Неудивительно, что объект и жертва всего этого порой оказывается сбит с толку и начинает спрашивать себя о том, что ждет его впереди. Тучный гражданин, уже корящий
себя за обжорство, может обеспокоиться тем, как бы государство чего не сделало по поводу его излишнего веса. Безусловно, он скорее всего может с достаточной уверенностью предположить, что его не собираются штрафовать за слишком большой вес. Но может ли он быть уверен в том, что, хотя он никогда не летает самолетом, завтра его не сделают плательщиком особого налога на основании того, что его перевозка на субсидируемых правительством авиалиниях обходится дороже?
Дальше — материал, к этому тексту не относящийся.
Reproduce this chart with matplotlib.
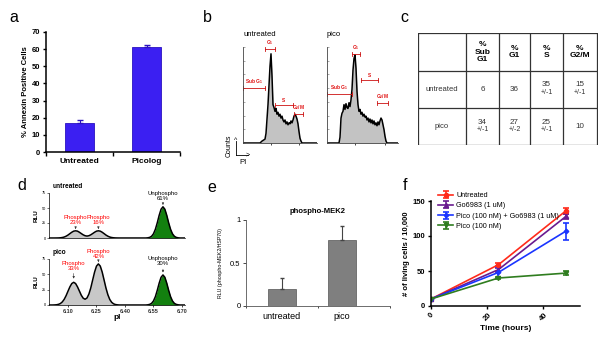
import numpy as np
import matplotlib.pyplot as plt

plt.rcParams['font.family'] = ['Liberation Sans', 'DejaVu Sans']
plt.rcParams['mathtext.default'] = 'regular'

W, H = 600, 338

# ---------------- data ----------------
# a: annexin
annexin_groups = ['Untreated', 'Picolog']
annexin_pct = [17, 61.5]
annexin_err = [1.8, 1.2]

# b: cell cycle histograms (PI channel, counts)
untr_ch = [0, 17, 19, 22, 23, 25, 27, 28, 29, 30, 31, 32, 33, 34, 35, 36, 37, 38, 39, 40,
           41, 42, 43, 44, 45, 46, 47, 48, 49, 50, 51, 52, 53, 54, 55, 56, 57, 58, 59, 74]
untr_cnt = [0, 0, 2, 4, 10, 40, 80, 93, 70, 40, 37, 33, 36, 30, 32, 28, 30, 26, 28, 24,
            22, 24, 20, 22, 19, 21, 20, 23, 21, 24, 28, 30, 28, 25, 20, 12, 5, 2, 0, 0]
pico_ch = [0, 12, 13, 14, 15, 16, 17, 18, 19, 20, 21, 22, 23, 24, 25, 26, 27, 28, 29, 30,
           31, 32, 33, 34, 35, 36, 37, 38, 39, 40, 41, 42, 43, 44, 45, 46, 47, 48, 49, 50,
           51, 52, 53, 54, 55, 56, 57, 58, 59, 60, 71]
pico_cnt = [0, 0, 6, 26, 31, 33, 40, 35, 41, 37, 36, 42, 38, 45, 56, 76, 88, 92, 78, 54,
            40, 33, 35, 30, 32, 28, 30, 27, 28, 24, 26, 22, 25, 21, 24, 20, 23, 19, 21, 18,
            22, 19, 23, 26, 24, 19, 14, 7, 2, 0, 0]
# gates: label, channel start, channel end, level
untr_gates = [('Sub G$_1$', 0, 22, 57), ('G$_1$', 22, 32, 98), ('S', 32, 50, 40), ('G$_2$/M', 51, 60, 30)]
pico_gates = [('Sub G$_1$', 0, 25, 51), ('G$_1$', 25, 33, 93), ('S', 34, 51, 66), ('G$_2$/M', 50, 61, 42)]

# c: table
tab_cols = ['%\nSub\nG1', '%\nG1', '%\nS', '%\nG2/M']
tab_rows = ['untreated', 'pico']
tab_vals = [['6', '36', '35', '15'], ['34', '27', '25', '10']]
tab_errs = [['', '', '+/-1', '+/-1'], ['+/-1', '+/-2', '+/-1', '']]

# d: isoelectric focusing profiles
pI = np.linspace(6.00, 6.72, 73)
rlu_untr = [0, 0, 0, 0, 0.05, 0.13, 0.35, 0.8, 1.6, 3.0, 4.9, 7.3, 9.6, 11.4, 12.0, 11.4, 9.6, 7.4,
            5.3, 3.8, 3.2, 3.8, 5.3, 7.4, 9.6, 11.4, 12.0, 11.4, 9.6, 7.3, 4.9, 3.0, 1.6, 0.8, 0.35,
            0.13, 0.05,
            0, 0, 0, 0, 0, 0, 0, 0, 0, 0, 0, 0, 0, 0, 0,
            0.3, 1.0, 2.9, 7.0, 14.5, 25.3, 37.8, 48.0, 52.0, 48.0, 37.8, 25.3, 14.5, 7.0, 2.9, 1.0, 0.3,
            0, 0, 0, 0]
rlu_pico = [0, 0, 0, 0.15, 0.41, 1.07, 2.4, 5.0, 9.2, 15.2, 22.5, 29.6, 35.0, 37.0, 35.0, 29.6, 22.8,
            15.9, 11.1, 9.4, 11.4, 17.8, 27.9, 40.9, 53.7, 63.4, 67.0, 63.4, 53.7, 40.7, 27.5, 16.7,
            9.0, 4.4, 1.9, 0.74, 0.27,
            0, 0, 0, 0, 0, 0, 0, 0, 0, 0, 0, 0, 0, 0, 0,
            0.3, 1.0, 2.7, 6.6, 13.6, 23.9, 35.6, 45.2, 49.0, 45.2, 35.6, 23.9, 13.6, 6.6, 2.7, 1.0, 0.3,
            0, 0, 0, 0]
# peak labels: text, pI, tip, text bottom, colour
untr_peaks = [('Phospho\n23%', 6.14, 15, 21, 'red'), ('Phospho\n16%', 6.26, 15, 21, 'red'),
              ('Unphospho\n61%', 6.60, 55, 62, 'black')]
pico_peaks = [('Phospho\n33%', 6.13, 43, 56, 'red'), ('Phospho\n42%', 6.26, 70, 75, 'red'),
              ('Unphospho\n30%', 6.60, 53, 63, 'black')]

# e: phospho-MEK2
mek_groups = ['untreated', 'pico']
mek_rlu = [0.20, 0.77]
mek_err = [0.12, 0.16]

# f: growth curves
time_h = [0, 24, 48]
growth_names = ['Untreated', 'Go6983 (1 uM)', 'Pico (100 nM) + Go6983 (1 uM)', 'Pico (100 nM)']
growth_vals = [[10, 59, 136], [10, 52, 128], [10, 48, 107], [10, 40, 47]]
growth_err = [[1, 2, 4], [1, 3, 4], [1, 8, 12], [1, 2, 3]]
growth_col = ['#ff2a1a', '#6a1b8f', '#1a35ff', '#2f7d1f']
growth_mk = ['o', '^', 'D', 'v']


def box(l, t, r, b):
  return [l / W, 1 - b / H, (r - l) / W, (b - t) / H]


def ftext(x, y, s, **kw):
  fig.text(x / W, 1 - y / H, s, **kw)


fig = plt.figure(figsize=(6, 3.38), dpi=100)
fig.patch.set_facecolor('white')

for lab, x, y in [('a', 14, 17), ('b', 207, 17), ('c', 404, 18), ('d', 22, 186), ('e', 212, 187), ('f', 405, 186)]:
  ftext(x, y, lab, fontsize=11.5, ha='center', va='center')

# ---------------- a ----------------
ax = fig.add_axes(box(46, 32, 180, 152))
xa = np.arange(len(annexin_groups))
ax.bar(xa, annexin_pct, width=0.42, color='#3b1ff2', edgecolor='#2a12c0', lw=0.6)
ax.errorbar(xa, annexin_pct, yerr=[[0, 0], annexin_err], fmt='none', ecolor='#2a12c0', capsize=2, lw=0.8)
ax.set_xlim(-0.5, 1.5)
ax.set_ylim(0, 70)
ax.set_yticks(range(0, 71, 10))
ax.set_xticks(xa)
ax.set_xticklabels(annexin_groups, fontweight='bold', fontsize=6)
ax.tick_params(axis='x', length=0, pad=4)
ax.set_xticks([-0.5, 0.5, 1.5], minor=True)
ax.tick_params(axis='x', which='minor', length=3, width=1)
ax.tick_params(axis='y', labelsize=5.5, length=2.5, width=1, pad=1.5)
for t in ax.get_yticklabels():
  t.set_fontweight('bold')
ax.set_ylabel('% Annexin Positive Cells', fontsize=5.5, fontweight='bold', labelpad=2)
for s in ['top', 'right']:
  ax.spines[s].set_visible(False)
for s in ['left', 'bottom']:
  ax.spines[s].set_linewidth(1.1)

# ---------------- b ----------------
def cell_hist(rect, ch, cnt, gates, xmax, ticks, title):
  ax = fig.add_axes(box(*rect))
  ax.fill_between(ch, cnt, color='#c3c3c3', lw=0)
  ax.plot(ch, cnt, color='black', lw=1.1)
  ax.set_xlim(0, xmax)
  ax.set_ylim(0, 100)
  for s in ['top', 'right']:
    ax.spines[s].set_visible(False)
  for s in ['left', 'bottom']:
    ax.spines[s].set_linewidth(0.6)
    ax.spines[s].set_color('#444444')
  ax.set_yticks(np.arange(0, 101, 14.3))
  ax.tick_params(axis='y', direction='in', length=1.5, width=0.4, labelleft=False, colors='#666666')
  ax.set_xticks(ticks)
  ax.tick_params(axis='x', direction='out', length=1.5, width=0.5, labelbottom=False)
  for name, x0, x1, lev in gates:
    ax.plot([x0, x1], [lev, lev], color='#cc1111', lw=0.6, clip_on=False)
    for xx in (x0, x1):
      ax.plot([xx, xx], [lev - 2, lev + 2], color='#cc1111', lw=0.6, clip_on=False)
    ax.text((x0 + x1) / 2, lev + 2, name, color='#e01010', fontsize=3.5, fontweight='bold',
            ha='center', va='bottom', clip_on=False)
  ax.text(0, 110, title, fontsize=5.5, ha='left', va='bottom')
  return ax


cell_hist((243, 47, 317, 143), untr_ch, untr_cnt, untr_gates, 74, [28, 56], 'untreated')
cell_hist((327, 47, 398, 143), pico_ch, pico_cnt, pico_gates, 71, [28, 58], 'pico')

# Counts / PI arrows
fig.add_artist(plt.Line2D([236 / W, 236 / W], [1 - 155 / H, 1 - 141 / H], color='black', lw=0.6))
fig.add_artist(plt.Line2D([236 / W, 248 / W], [1 - 155 / H, 1 - 155 / H], color='black', lw=0.6))
ftext(236, 140, '^', fontsize=5, ha='center', va='center')
ftext(248, 155, '>', fontsize=5, ha='center', va='center')
ftext(229, 146, 'Counts', fontsize=5, rotation=90, ha='center', va='center')
ftext(243, 163, 'PI', fontsize=5.5, ha='center', va='center')

# ---------------- c ----------------
axc = fig.add_axes(box(418, 33, 598, 145))
axc.set_xlim(418, 598)
axc.set_ylim(145, 33)
axc.axis('off')
col_x = [418, 466, 499, 530, 563, 597]
row_y = [33, 71, 108, 145]
for x in col_x:
  axc.plot([x, x], [row_y[0], row_y[-1]], color='#333333', lw=0.9)
for y in row_y:
  axc.plot([col_x[0], col_x[-1]], [y, y], color='#333333', lw=0.9)
for j, head in enumerate(tab_cols):
  axc.text((col_x[j + 1] + col_x[j + 2]) / 2, (row_y[0] + row_y[1]) / 2, head, fontsize=6,
           fontweight='bold', ha='center', va='center', linespacing=1.05)
for i, rname in enumerate(tab_rows):
  yc = (row_y[i + 1] + row_y[i + 2]) / 2
  axc.text((col_x[0] + col_x[1]) / 2, yc, rname, fontsize=5.5, ha='center', va='center', color='#333333')
  for j in range(len(tab_cols)):
    xc = (col_x[j + 1] + col_x[j + 2]) / 2
    if tab_errs[i][j]:
      axc.text(xc, yc - 1, tab_vals[i][j], fontsize=5.8, ha='center', va='bottom', color='#333333')
      axc.text(xc, yc - 0.5, tab_errs[i][j], fontsize=5, ha='center', va='top', color='#333333')
    else:
      axc.text(xc, yc, tab_vals[i][j], fontsize=5.8, ha='center', va='center', color='#333333')

# ---------------- d ----------------
def ief(rect, rlu, peaks, title, bottom):
  ax = fig.add_axes(box(*rect))
  low = pI <= 6.45
  ax.fill_between(pI[low], np.array(rlu)[low], color='#c8c8c8', lw=0)
  ax.fill_between(pI[~low], np.array(rlu)[~low], color='#13800f', lw=0)
  ax.plot(pI, rlu, color='black', lw=1.1)
  ax.set_xlim(6.0, 6.716)
  ax.set_ylim(0, 75)
  ax.set_yticks([0, 25, 50, 75])
  ax.tick_params(axis='y', labelsize=2.8, length=1.2, width=0.4, pad=1)
  ax.set_xticks([6.10, 6.25, 6.40, 6.55, 6.70])
  if bottom:
    ax.set_xticklabels(['6.10', '6.25', '6.40', '6.55', '6.70'])
    ax.tick_params(axis='x', labelsize=4, length=1.5, width=0.5, pad=1.5)
    for t in ax.get_xticklabels():
      t.set_fontweight('bold')
      t.set_color('#333333')
    ax.set_xlabel('pI', fontsize=6, fontweight='bold', labelpad=0)
  else:
    ax.tick_params(axis='x', length=0, labelbottom=False)
  for s in ['top', 'right']:
    ax.spines[s].set_visible(False)
  for s in ['left', 'bottom']:
    ax.spines[s].set_linewidth(0.5)
  ax.set_ylabel('RLU', fontsize=4.5, fontweight='bold', labelpad=2)
  for txt, x, tip, ty, c in peaks:
    ax.annotate(txt, xy=(x, tip), xytext=(x, ty), fontsize=4.3, color=c, ha='center', va='bottom',
                linespacing=1.0, annotation_clip=False,
                arrowprops=dict(arrowstyle='-|>', color='#333333', lw=0.4, mutation_scale=3,
                                shrinkA=0, shrinkB=0))
  ax.text(6.02, 80, title, fontsize=4.8, fontweight='bold', ha='left', va='bottom')
  return ax


ief((49, 193, 185, 238), rlu_untr, untr_peaks, 'untreated', False)
ief((49, 259, 185, 305), rlu_pico, pico_peaks, 'pico', True)

# ---------------- e ----------------
ax = fig.add_axes(box(246, 220, 390, 306))
xe = np.arange(len(mek_groups))
ax.bar(xe, mek_rlu, width=0.47, color='#7f7f7f', edgecolor='#555555', lw=0.5)
ax.errorbar(xe, mek_rlu, yerr=[[0, 0], mek_err], fmt='none', ecolor='#444444', capsize=1.2, lw=0.8)
ax.set_xlim(-0.6, 1.8)
ax.set_ylim(0, 1)
ax.set_yticks([0, 0.5, 1])
ax.set_yticklabels(['0', '0.5', '1'])
ax.tick_params(axis='y', labelsize=5.5, length=2, width=0.5, pad=2)
ax.set_xticks(xe)
ax.set_xticklabels(mek_groups, fontsize=6.5)
ax.tick_params(axis='x', length=0, pad=4)
ax.set_xticks([-0.6, 0.6, 1.8], minor=True)
ax.tick_params(axis='x', which='minor', length=1.5, width=0.5)
for s in ['top', 'right']:
  ax.spines[s].set_visible(False)
for s in ['left', 'bottom']:
  ax.spines[s].set_linewidth(0.6)
  ax.spines[s].set_color('#555555')
ax.set_title('phospho-MEK2', fontsize=5.5, fontweight='bold', pad=5)
ax.set_ylabel('RLU (phospho-MEK2/HSP70)', fontsize=3.8, labelpad=5)

# ---------------- f ----------------
ax = fig.add_axes(box(431, 201, 580, 306))
for name, v, e, c, m in zip(growth_names, growth_vals, growth_err, growth_col, growth_mk):
  ax.errorbar(time_h, v, yerr=e, color=c, marker=m, ms=3 if m != 'D' else 2.3, lw=1.2,
              capsize=2.2, elinewidth=1.2, capthick=1.2, label=name)
ax.set_xlim(0, 53)
ax.set_ylim(0, 150)
ax.set_xticks([0, 20, 40])
ax.set_yticks([0, 50, 100, 150])
ax.tick_params(axis='both', labelsize=5.5, length=2.5, width=1, pad=1.5)
ax.tick_params(axis='x', labelrotation=45)
for t in ax.get_xticklabels() + ax.get_yticklabels():
  t.set_fontweight('bold')
ax.set_xlabel('Time (hours)', fontsize=6, fontweight='bold', labelpad=2)
ax.set_ylabel('# of living cells / 10,000', fontsize=5.5, fontweight='bold', labelpad=2)
for s in ['top', 'right']:
  ax.spines[s].set_visible(False)
for s in ['left', 'bottom']:
  ax.spines[s].set_linewidth(1.1)
leg = ax.legend(loc='upper left', bbox_to_anchor=(0.02, 1.12), fontsize=5.2, frameon=False,
                handlelength=2.2, handletextpad=0.4, labelspacing=0.45, borderpad=0)

fig.savefig('out.png', dpi=100)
И разве он не задаст себе вопрос, в чем, в конце концов, разница между налогом и штрафом? Его настроение тихого отчаяния вряд ли улучшится, если ему доведется узнать о том, что некий знаменитый судья Верховного суда США настаивал, что между ними нет разницы.
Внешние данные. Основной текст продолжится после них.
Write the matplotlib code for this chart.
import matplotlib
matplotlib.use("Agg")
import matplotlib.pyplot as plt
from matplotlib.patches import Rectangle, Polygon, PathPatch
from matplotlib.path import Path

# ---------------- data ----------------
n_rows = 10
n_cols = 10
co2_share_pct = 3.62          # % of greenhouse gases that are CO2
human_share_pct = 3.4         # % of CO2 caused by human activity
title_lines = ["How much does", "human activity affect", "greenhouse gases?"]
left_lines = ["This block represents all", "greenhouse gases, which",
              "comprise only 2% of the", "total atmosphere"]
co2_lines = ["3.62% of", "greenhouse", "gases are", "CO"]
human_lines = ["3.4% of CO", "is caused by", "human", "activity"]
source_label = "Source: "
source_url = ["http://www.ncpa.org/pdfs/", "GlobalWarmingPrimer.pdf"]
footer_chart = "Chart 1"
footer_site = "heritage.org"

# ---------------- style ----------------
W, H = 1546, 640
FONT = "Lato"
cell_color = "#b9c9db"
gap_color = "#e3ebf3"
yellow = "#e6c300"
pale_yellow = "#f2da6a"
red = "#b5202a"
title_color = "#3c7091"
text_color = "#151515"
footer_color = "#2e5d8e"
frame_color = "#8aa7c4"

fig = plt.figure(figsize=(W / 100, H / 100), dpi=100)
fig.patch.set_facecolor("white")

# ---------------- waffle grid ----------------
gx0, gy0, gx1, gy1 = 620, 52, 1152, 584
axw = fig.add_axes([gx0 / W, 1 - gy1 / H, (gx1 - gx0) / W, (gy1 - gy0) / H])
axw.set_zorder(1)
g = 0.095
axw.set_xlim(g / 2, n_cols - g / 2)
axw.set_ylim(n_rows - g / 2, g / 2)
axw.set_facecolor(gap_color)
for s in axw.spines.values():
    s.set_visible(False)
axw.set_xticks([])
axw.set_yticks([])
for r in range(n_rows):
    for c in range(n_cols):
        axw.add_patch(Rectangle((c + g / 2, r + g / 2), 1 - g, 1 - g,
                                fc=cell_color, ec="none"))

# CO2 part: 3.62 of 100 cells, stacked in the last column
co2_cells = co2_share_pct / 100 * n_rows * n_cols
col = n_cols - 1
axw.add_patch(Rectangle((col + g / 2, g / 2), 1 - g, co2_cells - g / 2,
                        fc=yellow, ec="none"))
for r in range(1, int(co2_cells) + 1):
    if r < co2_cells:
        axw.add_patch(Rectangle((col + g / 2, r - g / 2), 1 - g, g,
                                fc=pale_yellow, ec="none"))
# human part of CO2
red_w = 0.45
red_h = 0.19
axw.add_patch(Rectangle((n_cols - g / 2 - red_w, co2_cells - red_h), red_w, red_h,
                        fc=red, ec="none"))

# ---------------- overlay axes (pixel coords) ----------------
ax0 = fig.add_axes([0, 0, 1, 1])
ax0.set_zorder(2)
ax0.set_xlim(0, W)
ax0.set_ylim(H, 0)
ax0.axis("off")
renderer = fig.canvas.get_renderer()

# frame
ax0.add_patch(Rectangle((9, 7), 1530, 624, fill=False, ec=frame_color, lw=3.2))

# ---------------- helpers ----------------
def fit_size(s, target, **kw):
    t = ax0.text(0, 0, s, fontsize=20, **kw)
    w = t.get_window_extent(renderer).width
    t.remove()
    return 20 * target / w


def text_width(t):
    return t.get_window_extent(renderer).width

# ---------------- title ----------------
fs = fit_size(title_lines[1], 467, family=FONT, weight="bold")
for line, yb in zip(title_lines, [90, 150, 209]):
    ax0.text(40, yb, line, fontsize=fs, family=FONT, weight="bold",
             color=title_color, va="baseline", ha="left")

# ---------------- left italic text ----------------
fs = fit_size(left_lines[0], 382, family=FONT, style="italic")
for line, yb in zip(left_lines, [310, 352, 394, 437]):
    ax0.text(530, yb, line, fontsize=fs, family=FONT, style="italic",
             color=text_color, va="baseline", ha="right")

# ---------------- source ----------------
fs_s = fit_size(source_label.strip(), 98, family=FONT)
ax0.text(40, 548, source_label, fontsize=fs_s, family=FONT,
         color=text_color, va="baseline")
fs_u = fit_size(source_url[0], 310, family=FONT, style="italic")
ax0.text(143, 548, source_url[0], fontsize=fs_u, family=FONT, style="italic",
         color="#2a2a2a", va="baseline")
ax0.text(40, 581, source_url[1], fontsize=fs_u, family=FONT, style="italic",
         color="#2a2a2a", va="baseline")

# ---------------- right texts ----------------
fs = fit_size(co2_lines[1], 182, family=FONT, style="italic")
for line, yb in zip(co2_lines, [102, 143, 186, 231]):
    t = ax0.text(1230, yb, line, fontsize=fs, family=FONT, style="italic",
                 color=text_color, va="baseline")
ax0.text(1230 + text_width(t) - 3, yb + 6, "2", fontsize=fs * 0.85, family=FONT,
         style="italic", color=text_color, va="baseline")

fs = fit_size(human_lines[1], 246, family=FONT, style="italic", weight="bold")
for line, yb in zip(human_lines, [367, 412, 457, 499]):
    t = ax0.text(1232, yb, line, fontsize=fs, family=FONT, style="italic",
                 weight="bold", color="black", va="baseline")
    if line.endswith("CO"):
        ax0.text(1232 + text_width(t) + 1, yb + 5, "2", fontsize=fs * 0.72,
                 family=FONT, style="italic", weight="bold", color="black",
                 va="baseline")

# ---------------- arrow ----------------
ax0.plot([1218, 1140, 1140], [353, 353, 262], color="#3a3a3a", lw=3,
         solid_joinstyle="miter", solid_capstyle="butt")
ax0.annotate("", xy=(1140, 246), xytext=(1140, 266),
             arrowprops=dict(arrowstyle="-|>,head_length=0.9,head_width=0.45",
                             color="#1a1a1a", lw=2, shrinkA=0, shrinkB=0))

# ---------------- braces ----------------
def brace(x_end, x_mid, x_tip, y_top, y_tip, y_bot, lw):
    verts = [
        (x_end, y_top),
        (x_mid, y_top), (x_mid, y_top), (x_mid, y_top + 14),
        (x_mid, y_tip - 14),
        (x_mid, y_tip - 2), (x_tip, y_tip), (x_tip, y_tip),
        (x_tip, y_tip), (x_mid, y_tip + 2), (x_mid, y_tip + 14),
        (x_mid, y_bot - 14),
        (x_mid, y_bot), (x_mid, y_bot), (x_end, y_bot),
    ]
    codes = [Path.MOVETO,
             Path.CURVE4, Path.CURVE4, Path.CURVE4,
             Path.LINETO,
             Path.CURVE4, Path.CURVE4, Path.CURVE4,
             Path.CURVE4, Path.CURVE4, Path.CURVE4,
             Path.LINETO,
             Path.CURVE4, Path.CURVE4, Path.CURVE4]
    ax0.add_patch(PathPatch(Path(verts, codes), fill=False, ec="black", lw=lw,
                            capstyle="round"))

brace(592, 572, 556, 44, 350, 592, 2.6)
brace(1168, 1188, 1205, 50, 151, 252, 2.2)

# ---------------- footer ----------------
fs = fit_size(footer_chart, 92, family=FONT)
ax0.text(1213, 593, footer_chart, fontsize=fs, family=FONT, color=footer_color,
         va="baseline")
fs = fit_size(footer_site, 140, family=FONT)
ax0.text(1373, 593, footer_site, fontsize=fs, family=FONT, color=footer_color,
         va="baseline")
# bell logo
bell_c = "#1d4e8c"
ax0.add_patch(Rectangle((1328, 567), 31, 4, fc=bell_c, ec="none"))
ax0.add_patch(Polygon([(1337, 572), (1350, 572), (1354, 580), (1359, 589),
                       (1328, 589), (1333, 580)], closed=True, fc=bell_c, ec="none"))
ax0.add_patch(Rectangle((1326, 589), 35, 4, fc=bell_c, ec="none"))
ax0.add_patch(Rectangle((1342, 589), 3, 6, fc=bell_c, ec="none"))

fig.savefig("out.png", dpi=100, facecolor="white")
Я не стану подробно останавливаться на этих несообразностях современного правопорядка. Вместо этого мне хотелось бы напомнить, чего мы лишимся, если когда-нибудь из права полностью исчезнет понятие ответственности.
Весь корпус права пронизан двумя повторяющимися критериями принятия решений: виной и намерением. Философское обсуждение этих понятий, породившее самые невразумительные доводы (в том числе относительно свободы воли), в основном сосредоточено на их роли в уголовном праве. Но эти два тесно связанные друг с другом критерия играют не менее важную роль в договорном, деликтном и вещном праве. При ближайшем рассмотрении они оказываются, самыми сложными и расплывчатыми понятиями, в какой бы отрасли права они ни появлялись. Однако без них мы были бы лишены всяких ориентиров. Когда один из них неприменим, мы стремимся добиться наибольшего приближения к нему. Когда нет ясно определенного намерения, мы спрашиваем, какое намерение было бы у сторон, если бы они предвидели возникновение данной ситуации. Если кажется, что ни на одну из сторон нельзя возложить прямую вину, мы спрашиваем, у какой из них был наилучший шанс предотвратить ущерб — иными словами, какая из сторон была наиболее близка к виновности.Обратите внимание, что происходит, когда эти два критерия и их близкие родственники оказываются совершенно неприменимыми. Так происходит в договорном праве,
когда выполнение соглашения затрудняется или его смысл в некоторой степени меняется в результате неких внешних событий, таких как отмена коронационной процессии[155]. В вещном праве знакомые нам критерии оказываются неприменимы, когда в дело вмешивается природа и берет контроль на себя, как в случае, когда река меняет русло, забирая двадцать акров у лица А и добавляя двадцать пять акров лицу В. В подобных случаях стороны выступают не как ответственные субъекты, а как беспомощные жертвы внешних сил. Здесь мы не можем спросить, кто был виновен и какие у сторон были намерения. Поскольку обычные наши критерии справедливости нас подводят, мы не знаем, чего она требует. Если из права полностью исчезнет взгляд на человека как на ответственный центр, из которого исходит действие, то все юридические проблемы станут подобными только что упомянутым.